• **Data block**:

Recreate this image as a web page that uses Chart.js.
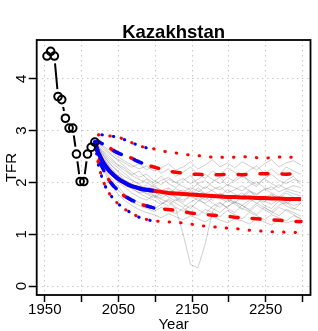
<!DOCTYPE html>
<html>
<head>
<meta charset="utf-8">
<script src="https://cdn.jsdelivr.net/npm/chart.js@4/dist/chart.umd.min.js"></script>
<style>
  html, body { margin: 0; padding: 0; background: #fff; }
  #wrap { width: 318px; height: 331px; }
</style>
</head>
<body>
<div id="wrap"><canvas id="myChart"></canvas></div>
<script>
// observed TFR (5-year periods, mid-years)
const obsYears = [1953, 1958, 1963, 1968, 1973, 1978, 1983, 1988, 1993, 1998, 2003, 2008, 2013, 2018]
const obsTfr = [4.44, 4.53, 4.44, 3.66, 3.60, 3.24, 3.05, 3.05, 2.55, 2.02, 2.02, 2.55, 2.68, 2.78]

// projection quantiles (red goes to 2300, blue only to 2100)
const projYears = [2018, 2023, 2028, 2033, 2038, 2043, 2048, 2053, 2058, 2063, 2068, 2073, 2078, 2083, 2088, 2093, 2098,
  2108, 2118, 2128, 2138, 2148, 2158, 2168, 2178, 2188, 2198, 2208, 2218, 2228, 2238, 2248, 2258, 2268, 2278, 2288, 2298]
const median = [2.78, 2.56, 2.42, 2.31, 2.22, 2.15, 2.09, 2.04, 2.00, 1.96, 1.93, 1.91, 1.89, 1.87, 1.86, 1.85, 1.84,
  1.82, 1.80, 1.79, 1.78, 1.77, 1.76, 1.75, 1.74, 1.73, 1.72, 1.72, 1.71, 1.71, 1.70, 1.70, 1.69, 1.69, 1.68, 1.68, 1.68]
const upper80 = [2.78, 2.79, 2.75, 2.72, 2.67, 2.62, 2.58, 2.55, 2.52, 2.50, 2.47, 2.43, 2.40, 2.37, 2.34, 2.32, 2.30,
  2.26, 2.22, 2.20, 2.18, 2.16, 2.16, 2.15, 2.15, 2.15, 2.16, 2.16, 2.15, 2.16, 2.17, 2.17, 2.17, 2.17, 2.16, 2.17, 2.16]
const lower80 = [2.78, 2.47, 2.30, 2.14, 2.03, 1.94, 1.87, 1.80, 1.74, 1.70, 1.66, 1.63, 1.59, 1.57, 1.55, 1.53, 1.51,
  1.49, 1.48, 1.46, 1.44, 1.41, 1.40, 1.38, 1.37, 1.36, 1.35, 1.33, 1.32, 1.31, 1.30, 1.29, 1.28, 1.27, 1.26, 1.25, 1.25]
const upper95 = [2.78, 2.92, 2.92, 2.91, 2.90, 2.89, 2.87, 2.86, 2.83, 2.80, 2.77, 2.74, 2.71, 2.69, 2.67, 2.66, 2.65,
  2.61, 2.59, 2.57, 2.55, 2.53, 2.52, 2.50, 2.49, 2.49, 2.48, 2.49, 2.50, 2.49, 2.48, 2.47, 2.48, 2.49, 2.50, 2.48, 2.47]
const lower95 = [2.78, 2.32, 2.08, 1.90, 1.78, 1.69, 1.61, 1.55, 1.49, 1.45, 1.41, 1.37, 1.33, 1.31, 1.29, 1.27, 1.26,
  1.25, 1.24, 1.23, 1.22, 1.20, 1.17, 1.16, 1.15, 1.13, 1.12, 1.11, 1.10, 1.08, 1.07, 1.06, 1.05, 1.05, 1.04, 1.04, 1.03]
const blueEnd = 17 // blue lines stop at 2098

// a handful of trajectories (gray)
const trajYears = [2018, 2028, 2038, 2048, 2058, 2068, 2078, 2088, 2098, 2108, 2118, 2128, 2138, 2148, 2158,
  2168, 2178, 2188, 2198, 2208, 2218, 2228, 2238, 2248, 2258, 2268, 2278, 2288, 2298]
const trajectories = [
  [2.78, 2.55, 2.38, 2.22, 2.05, 1.98, 1.86, 1.95, 1.82, 1.74, 1.88, 1.70, 1.62, 1.75, 1.90, 1.78, 1.66, 1.80, 1.72, 1.60, 1.74, 1.85, 1.70, 1.62, 1.76, 1.68, 1.80, 1.72, 1.65],
  [2.78, 2.45, 2.20, 2.02, 1.92, 1.80, 1.72, 1.66, 1.75, 1.62, 1.55, 1.68, 1.58, 1.50, 1.64, 1.72, 1.60, 1.52, 1.66, 1.58, 1.48, 1.62, 1.70, 1.56, 1.50, 1.64, 1.55, 1.48, 1.60],
  [2.78, 2.62, 2.50, 2.36, 2.28, 2.15, 2.22, 2.08, 2.00, 2.12, 1.98, 1.90, 2.04, 2.14, 1.96, 1.88, 2.02, 2.10, 1.94, 2.06, 2.18, 2.00, 1.92, 2.08, 1.98, 1.90, 2.04, 2.12, 1.96],
  [2.78, 2.38, 2.12, 1.95, 1.78, 1.70, 1.62, 1.55, 1.48, 1.58, 1.66, 1.52, 1.45, 1.56, 1.48, 1.40, 1.54, 1.62, 1.50, 1.42, 1.56, 1.46, 1.38, 1.52, 1.44, 1.36, 1.48, 1.42, 1.35],
  [2.78, 2.58, 2.42, 2.30, 2.18, 2.06, 1.96, 1.88, 1.94, 1.84, 1.90, 1.80, 1.86, 1.76, 1.82, 1.92, 1.84, 1.74, 1.86, 1.78, 1.70, 1.82, 1.76, 1.88, 1.80, 1.72, 1.84, 1.78, 1.74],
  [2.78, 2.50, 2.30, 2.12, 2.02, 1.92, 1.85, 1.78, 1.70, 1.80, 1.72, 1.64, 1.76, 1.84, 1.74, 1.66, 1.78, 1.70, 1.62, 1.72, 1.80, 1.68, 1.60, 1.70, 1.78, 1.66, 1.58, 1.68, 1.62],
  [2.78, 2.66, 2.55, 2.46, 2.38, 2.30, 2.36, 2.25, 2.30, 2.18, 2.26, 2.12, 2.20, 2.30, 2.16, 2.08, 2.22, 2.14, 2.28, 2.20, 2.10, 2.24, 2.32, 2.18, 2.26, 2.14, 2.30, 2.22, 2.16],
  [2.78, 2.42, 2.25, 2.08, 1.96, 1.88, 1.80, 1.72, 1.66, 1.58, 1.68, 1.60, 1.52, 1.62, 1.70, 1.58, 1.50, 1.42, 1.54, 1.62, 1.50, 1.44, 1.56, 1.48, 1.40, 1.52, 1.46, 1.38, 1.30],
  [2.78, 2.52, 2.32, 2.16, 2.04, 1.94, 1.86, 1.80, 1.74, 1.68, 1.62, 1.50, 1.00, 0.42, 0.35, 0.82, 1.45, 1.60, 1.52, 1.64, 1.56, 1.48, 1.60, 1.52, 1.44, 1.56, 1.62, 1.50, 1.46],
  [2.78, 2.70, 2.58, 2.44, 2.32, 2.20, 2.10, 2.16, 2.04, 1.96, 2.06, 2.00, 1.92, 1.86, 1.98, 2.04, 1.92, 1.86, 1.96, 1.90, 1.84, 1.94, 2.02, 1.90, 1.86, 1.96, 1.88, 1.94, 1.90],
  [2.78, 2.35, 2.05, 1.88, 1.74, 1.62, 1.56, 1.50, 1.44, 1.52, 1.46, 1.40, 1.50, 1.44, 1.36, 1.48, 1.42, 1.34, 1.46, 1.38, 1.30, 1.42, 1.36, 1.28, 1.38, 1.32, 1.26, 1.36, 1.30],
  [2.78, 2.56, 2.36, 2.24, 2.12, 2.04, 1.98, 2.06, 1.96, 2.04, 2.10, 2.00, 2.08, 1.98, 2.06, 2.16, 2.06, 1.98, 2.10, 2.02, 2.12, 2.04, 1.96, 2.08, 2.16, 2.04, 1.98, 2.06, 2.02],
  [2.78, 2.48, 2.28, 2.14, 2.00, 1.90, 1.80, 1.84, 1.76, 1.70, 1.78, 1.72, 1.66, 1.74, 1.66, 1.60, 1.70, 1.78, 1.68, 1.62, 1.56, 1.66, 1.74, 1.64, 1.58, 1.68, 1.62, 1.56, 1.60],
  [2.78, 2.60, 2.46, 2.34, 2.24, 2.14, 2.06, 2.00, 1.92, 1.86, 1.80, 1.88, 1.82, 1.90, 1.84, 1.78, 1.86, 1.92, 1.80, 1.86, 1.94, 1.84, 1.78, 1.86, 1.92, 1.82, 1.88, 1.84, 1.80],
  [2.78, 2.72, 2.62, 2.50, 2.42, 2.34, 2.26, 2.32, 2.22, 2.28, 2.36, 2.24, 2.30, 2.40, 2.26, 2.34, 2.44, 2.30, 2.38, 2.28, 2.40, 2.32, 2.24, 2.36, 2.44, 2.30, 2.38, 2.42, 2.34],
  [2.78, 2.30, 1.98, 1.80, 1.66, 1.56, 1.48, 1.42, 1.38, 1.32, 1.40, 1.34, 1.28, 1.36, 1.30, 1.24, 1.34, 1.28, 1.22, 1.30, 1.26, 1.20, 1.30, 1.24, 1.18, 1.28, 1.22, 1.26, 1.20],
]

const xTicks = [1950, 2000, 2050, 2100, 2150, 2200, 2250, 2300]
const xLabelled = [1950, 2050, 2150, 2250]
const yTicks = [0, 1, 2, 3, 4]

const pts = (xs, ys) => ys.map((y, i) => ({ x: xs[i], y: y }))

Chart.defaults.font.family = '"Liberation Sans", Arial, Helvetica, sans-serif'
Chart.defaults.color = '#000'

const RED = '#ff0000'
const BLUE = '#0000ff'

function qLine(label, xs, ys, color, kind, order, offset) {
  const ds = {
    label: label,
    data: pts(xs, ys),
    borderColor: color,
    pointRadius: 0,
    tension: 0,
    order: order,
    borderCapStyle: 'round',
    borderDashOffset: offset || 0,
  }
  if (kind === 'solid') { ds.borderWidth = 4; ds.borderCapStyle = 'butt' }
  if (kind === 'dashed') { ds.borderWidth = 3.5; ds.borderDash = [8, 14] }
  if (kind === 'dotted') { ds.borderWidth = 3; ds.borderDash = [0.5, 11] }
  return ds
}

const datasets = []

// observed line, white discs make the gaps around points like R type="b"
datasets.push({
  label: 'observed line',
  data: pts(obsYears, obsTfr),
  borderColor: '#000',
  borderWidth: 2,
  pointRadius: 7.5,
  pointBorderWidth: 0,
  pointBackgroundColor: '#fff',
  tension: 0,
  order: 20,
})

trajectories.forEach((t, i) => {
  datasets.push({
    label: 'traj' + i,
    data: pts(trajYears, t),
    borderColor: 'rgba(110,110,110,0.33)',
    borderWidth: 1,
    pointRadius: 0,
    tension: 0,
    order: 10,
  })
})

datasets.push(qLine('red median', projYears, median, RED, 'solid', 5))
datasets.push(qLine('red u80', projYears, upper80, RED, 'dashed', 5, 4))
datasets.push(qLine('red l80', projYears, lower80, RED, 'dashed', 5, 4))
datasets.push(qLine('red u95', projYears, upper95, RED, 'dotted', 5, 3.5))
datasets.push(qLine('red l95', projYears, lower95, RED, 'dotted', 5, 3.5))

const by = projYears.slice(0, blueEnd)
datasets.push(qLine('blue median', by, median.slice(0, blueEnd), BLUE, 'solid', 3))
datasets.push(qLine('blue u80', by, upper80.slice(0, blueEnd), BLUE, 'dashed', 3))
datasets.push(qLine('blue l80', by, lower80.slice(0, blueEnd), BLUE, 'dashed', 3))
datasets.push(qLine('blue u95', by, upper95.slice(0, blueEnd), BLUE, 'dotted', 3))
datasets.push(qLine('blue l95', by, lower95.slice(0, blueEnd), BLUE, 'dotted', 3))

// open circles on top
datasets.push({
  label: 'observed',
  data: pts(obsYears, obsTfr),
  showLine: false,
  pointRadius: 3.8,
  pointBorderWidth: 2,
  pointBorderColor: '#000',
  pointBackgroundColor: 'rgba(0,0,0,0)',
  order: 0,
})

const frame = {
  id: 'frame',
  afterDraw(chart) {
    const { ctx, chartArea: a } = chart
    const cx = (a.left + a.right) / 2
    ctx.save()
    ctx.strokeStyle = '#000'
    ctx.lineWidth = 1.8
    ctx.strokeRect(a.left, a.top, a.right - a.left, a.bottom - a.top)
    ctx.fillStyle = '#000'
    ctx.textAlign = 'center'
    ctx.textBaseline = 'alphabetic'
    ctx.font = 'bold 18.5px "Liberation Sans", Arial, sans-serif'
    ctx.fillText('Kazakhstan', cx, 37.5)
    ctx.font = '15px "Liberation Sans", Arial, sans-serif'
    ctx.fillText('Year', cx, 329)
    ctx.translate(16.3, (a.top + a.bottom) / 2)
    ctx.rotate(-Math.PI / 2)
    ctx.fillText('TFR', 0, 0)
    ctx.restore()
  },
}

new Chart(document.getElementById('myChart').getContext('2d'), {
  type: 'line',
  data: { datasets: datasets },
  plugins: [frame],
  options: {
    responsive: true,
    maintainAspectRatio: false,
    animation: false,
    events: [],
    layout: { padding: { top: 40, right: 0.5, bottom: 0, left: 0 } },
    plugins: { legend: { display: false }, tooltip: { enabled: false }, title: { display: false } },
    scales: {
      x: {
        type: 'linear',
        min: 1939,
        max: 2311,
        afterBuildTicks: (s) => { s.ticks = xTicks.map(v => ({ value: v })) },
        afterFit: (s) => { s.height = 36 },
        ticks: {
          autoSkip: false,
          maxRotation: 0,
          padding: -1,
          font: { size: 15 },
          callback: (v) => xLabelled.includes(v) ? String(v) : '',
        },
        grid: {
          color: '#c8c8c8',
          lineWidth: 1,
          tickLength: 7,
          tickColor: '#000',
          tickWidth: 1.5,
          tickBorderDash: [],
        },
        border: { display: false, dash: [1.5, 3.5] },
      },
      y: {
        type: 'linear',
        min: -0.17,
        max: 4.75,
        afterBuildTicks: (s) => { s.ticks = yTicks.map(v => ({ value: v })) },
        afterFit: (s) => { s.width = 36.7 },
        ticks: {
          minRotation: 90,
          maxRotation: 90,
          crossAlign: 'center',
          padding: 2.2,
          font: { size: 15 },
          callback: (v) => String(v),
        },
        grid: {
          color: '#c8c8c8',
          lineWidth: 1,
          tickLength: 8,
          tickColor: '#000',
          tickWidth: 1.5,
          tickBorderDash: [],
        },
        border: { display: false, dash: [1.5, 3.5] },
      },
    },
  },
})
</script>
</body>
</html>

• **Set task**:
Give again exactly the lines running from the beginning of the material above through the line that contains "2.55, 2.68, 2.78]", and leave out every picture.

• **Result for this exercise**:
Recreate this image as a web page that uses Chart.js.
<!DOCTYPE html>
<html>
<head>
<meta charset="utf-8">
<script src="https://cdn.jsdelivr.net/npm/chart.js@4/dist/chart.umd.min.js"></script>
<style>
  html, body { margin: 0; padding: 0; background: #fff; }
  #wrap { width: 318px; height: 331px; }
</style>
</head>
<body>
<div id="wrap"><canvas id="myChart"></canvas></div>
<script>
// observed TFR (5-year periods, mid-years)
const obsYears = [1953, 1958, 1963, 1968, 1973, 1978, 1983, 1988, 1993, 1998, 2003, 2008, 2013, 2018]
const obsTfr = [4.44, 4.53, 4.44, 3.66, 3.60, 3.24, 3.05, 3.05, 2.55, 2.02, 2.02, 2.55, 2.68, 2.78]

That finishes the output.